• **Recorded information**
[start]

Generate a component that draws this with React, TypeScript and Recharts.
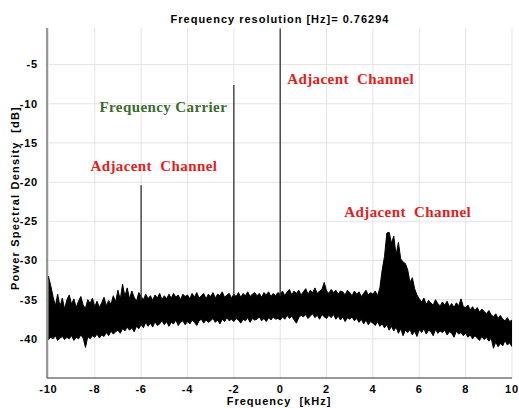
import React from 'react';
import {
  ComposedChart, Area, XAxis, YAxis, CartesianGrid, ReferenceLine, ReferenceDot,
} from 'recharts';

// Frequency grid (kHz), 0.1 kHz step from -10 to 10
const freqStart = -10;
const freqStep = 0.1;

// Upper envelope of the noise floor (dB)
const upperDb = [
  -32.0, -33.2, -34.6, -35.8, -34.3, -35.9, -34.8, -36.2, -35.0, -34.4,
  -35.6, -34.9, -36.0, -35.2, -34.6, -35.7, -36.1, -35.0, -35.5, -34.8,
  -35.9, -35.2, -36.0, -35.4, -34.7, -35.8, -35.1, -35.6, -34.5, -35.3,
  -33.8, -35.0, -33.0, -34.6, -33.5, -34.9, -33.9, -34.7, -35.2, -34.1,
  -34.6, -35.0, -34.3, -34.9, -34.5, -35.1, -34.4, -34.8, -34.2, -35.0,
  -34.5, -34.9, -34.3, -34.8, -34.2, -34.7, -34.4, -35.0, -34.3, -34.6,
  -34.4, -34.9, -34.2, -34.7, -34.1, -34.8, -34.5, -34.2, -34.9, -34.3,
  -34.6, -34.1, -34.8, -34.3, -34.5, -34.0, -34.7, -34.4, -34.2, -34.8,
  -34.3, -34.6, -34.1, -34.7, -34.2, -34.5, -34.0, -34.6, -34.3, -34.1,
  -34.5, -34.2, -34.7, -34.1, -34.4, -34.0, -34.6, -34.2, -34.5, -34.1,
  -34.3, -33.9, -34.5, -34.0, -33.7, -34.4, -33.9, -34.2, -33.8, -34.4,
  -34.0, -33.6, -34.3, -33.8, -34.1, -33.5, -34.2, -33.9, -33.7, -32.8,
  -33.9, -34.2, -33.7, -34.1, -33.8, -34.3, -33.9, -34.0, -34.4, -33.8,
  -34.1, -34.5, -33.9, -34.3, -34.0, -34.6, -34.2, -33.8, -34.4, -34.1,
  -34.3, -33.9, -34.5, -33.5, -31.2, -29.5, -26.5, -26.4, -27.8, -26.9,
  -29.3, -27.7, -29.8, -30.2, -30.4, -31.2, -32.8, -32.2, -33.6, -34.4,
  -34.9, -35.3, -34.8, -35.6, -35.1, -35.4, -35.7, -35.0, -35.5, -35.8,
  -35.3, -35.7, -35.2, -35.9, -35.5, -36.0, -35.4, -35.8, -34.9, -35.9,
  -36.0, -35.7, -36.3, -35.9, -36.4, -36.0, -36.6, -36.2, -36.5, -36.8,
  -36.4, -36.9, -37.2, -36.8, -37.4, -37.0, -37.5, -37.7, -37.3, -37.8,
  -37.6,
];

// Lower envelope of the noise floor (dB)
const lowerDb = [
  -40.1, -39.8, -40.0, -39.6, -40.2, -39.9, -39.7, -40.1, -39.8, -40.0,
  -39.6, -40.2, -39.8, -40.0, -39.5, -39.9, -41.1, -39.7, -40.0, -39.6,
  -39.8, -39.4, -39.9, -39.5, -39.7, -39.2, -39.6, -39.0, -39.4, -39.1,
  -38.9, -39.3, -38.7, -39.0, -38.5, -38.9, -38.6, -39.1, -38.4, -38.7,
  -38.2, -38.6, -37.9, -38.4, -38.0, -38.5, -37.8, -38.3, -38.1, -37.7,
  -38.2, -37.8, -38.4, -37.9, -38.1, -37.6, -38.3, -37.9, -37.7, -38.2,
  -37.8, -38.1, -37.6, -37.9, -38.3, -37.7, -37.5, -38.0, -37.6, -37.9,
  -37.7, -37.4, -37.9, -37.6, -38.1, -37.5, -37.8, -37.3, -37.7, -37.5,
  -37.8, -37.4, -37.6, -38.0, -37.5, -37.7, -37.3, -37.9, -37.4, -37.6,
  -37.5, -37.2, -37.7, -37.4, -37.8, -37.3, -37.6, -37.2, -37.5, -37.4,
  -37.6, -37.2, -37.5, -37.0, -37.4, -37.1, -37.6, -38.0, -37.3, -37.0,
  -37.2, -36.9, -37.4, -37.1, -36.8, -37.3, -37.0, -37.5, -36.9, -37.2,
  -37.4, -37.0, -37.3, -36.9, -37.5, -37.1, -37.6, -37.2, -37.8, -37.3,
  -37.5, -37.2, -37.7, -37.4, -37.9, -37.5, -38.1, -37.6, -38.2, -37.8,
  -38.0, -38.3, -37.8, -38.4, -38.1, -38.6, -38.2, -38.9, -38.4, -39.0,
  -38.5, -39.3, -38.7, -39.6, -38.9, -39.2, -38.8, -39.5, -39.0, -39.7,
  -38.8, -39.2, -38.7, -39.4, -38.9, -39.1, -39.6, -38.8, -39.3, -39.0,
  -39.2, -38.9, -39.5, -39.1, -39.3, -39.8, -39.0, -39.4, -39.2, -39.6,
  -39.3, -39.8, -39.5, -40.0, -39.6, -39.9, -40.2, -39.7, -40.1, -39.8,
  -40.3, -39.9, -41.2, -40.4, -41.0, -40.6, -40.9, -40.2, -40.8, -40.5,
  -41.0,
];

// Discrete tones: frequency (kHz) and peak level (dB)
const toneFreqs = [-6, -2, 0];
const tonePeaks = [-20.4, -7.6, -0.4];
const toneBases = [-35.0, -34.5, -34.5];

// Annotations
const noteTexts = ['Frequency Carrier', 'Adjacent\u00A0 Channel', 'Adjacent\u00A0 Channel', 'Adjacent\u00A0 Channel'];
const noteFreqs = [-5.04, 3.04, -5.45, 5.5];
const noteDb = [-10.4, -6.8, -17.9, -23.8];
const noteColors = ['#3b6a2c', '#e32020', '#e32020', '#e32020'];

const xTicks = [-10, -8, -6, -4, -2, 0, 2, 4, 6, 8, 10];
const yTicks = [-40, -35, -30, -25, -20, -15, -10, -5];

const data = upperDb.map((hi, i) => ({
  freq: Math.round((freqStart + i * freqStep) * 10) / 10,
  range: [lowerDb[i], hi],
}));

const sans = 'Liberation Sans, Arial, sans-serif';
const tickFont = { fontFamily: sans, fontSize: 11, fontWeight: 'bold', fill: '#000', letterSpacing: 0.8 };
const labelStyle: React.CSSProperties = {
  position: 'absolute', whiteSpace: 'pre', fontFamily: sans, fontSize: 11,
  fontWeight: 'bold', color: '#000', lineHeight: '12px',
};

export default function App() {
  return (
    <div style={{ position: 'absolute', left: 0, top: 0, width: 519, height: 408, background: '#fff' }}>
      <ComposedChart
        width={519}
        height={408}
        data={data}
        margin={{ top: 28, right: 7, bottom: 0, left: 0 }}
      >
        <CartesianGrid stroke="#e4e4e4" strokeWidth={1} horizontalValues={yTicks} verticalValues={xTicks} />
        <XAxis
          dataKey="freq"
          type="number"
          domain={[-10.06, 10]}
          ticks={xTicks}
          allowDataOverflow
          height={30}
          tickLine={false}
          axisLine={{ stroke: '#333', strokeWidth: 1 }}
          tick={tickFont}
          tickMargin={1}
        />
        <XAxis
          xAxisId="top"
          orientation="top"
          dataKey="freq"
          type="number"
          domain={[-10.06, 10]}
          height={0}
          tick={false}
          tickLine={false}
          axisLine={{ stroke: '#111', strokeWidth: 1.5 }}
        />
        <YAxis
          type="number"
          domain={[-45, -0.33]}
          ticks={yTicks}
          allowDataOverflow
          width={47}
          tickLine={false}
          axisLine={{ stroke: '#333', strokeWidth: 1 }}
          tick={tickFont}
          tickMargin={3}
        />
        <YAxis
          yAxisId="right"
          orientation="right"
          type="number"
          domain={[-45, -0.33]}
          width={0}
          tick={false}
          tickLine={false}
          axisLine={{ stroke: '#333', strokeWidth: 1.2 }}
        />
        {toneFreqs.map((f, i) => (
          <ReferenceLine
            key={'tone' + i}
            segment={[{ x: f, y: toneBases[i] }, { x: f, y: tonePeaks[i] }]}
            stroke="#333"
            strokeWidth={1.3}
          />
        ))}
        <Area
          dataKey="range"
          type="linear"
          stroke="#000"
          strokeWidth={1}
          fill="#000"
          fillOpacity={1}
          isAnimationActive={false}
          dot={false}
          activeDot={false}
        />
        {noteTexts.map((t, i) => (
          <ReferenceDot
            key={'note' + i}
            x={noteFreqs[i]}
            y={noteDb[i]}
            r={0}
            fill="none"
            stroke="none"
            label={{
              value: t,
              position: 'center',
              fill: noteColors[i],
              fontSize: 15,
              fontWeight: 'bold',
              letterSpacing: 0.4,
              fontFamily: 'Liberation Serif, Times New Roman, serif',
            }}
          />
        ))}
      </ComposedChart>
      <div style={{ ...labelStyle, left: 280, top: 19, transform: 'translate(-50%, -50%)', letterSpacing: 1 }}>
        Frequency resolution [Hz]= 0.76294
      </div>
      <div style={{ ...labelStyle, left: 279, top: 401, transform: 'translate(-50%, -50%)', letterSpacing: 1 }}>
        {'Frequency  [kHz]'}
      </div>
      <div style={{ ...labelStyle, left: 15, top: 198, transform: 'translate(-50%, -50%) rotate(-90deg)', letterSpacing: 1.2 }}>
        {'Power Spectral Density  [dB]'}
      </div>
    </div>
  );
}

[end]

• **Directive**
Reply with one number only: how many lines of the listing hold "React"?

• **Expected answer**
3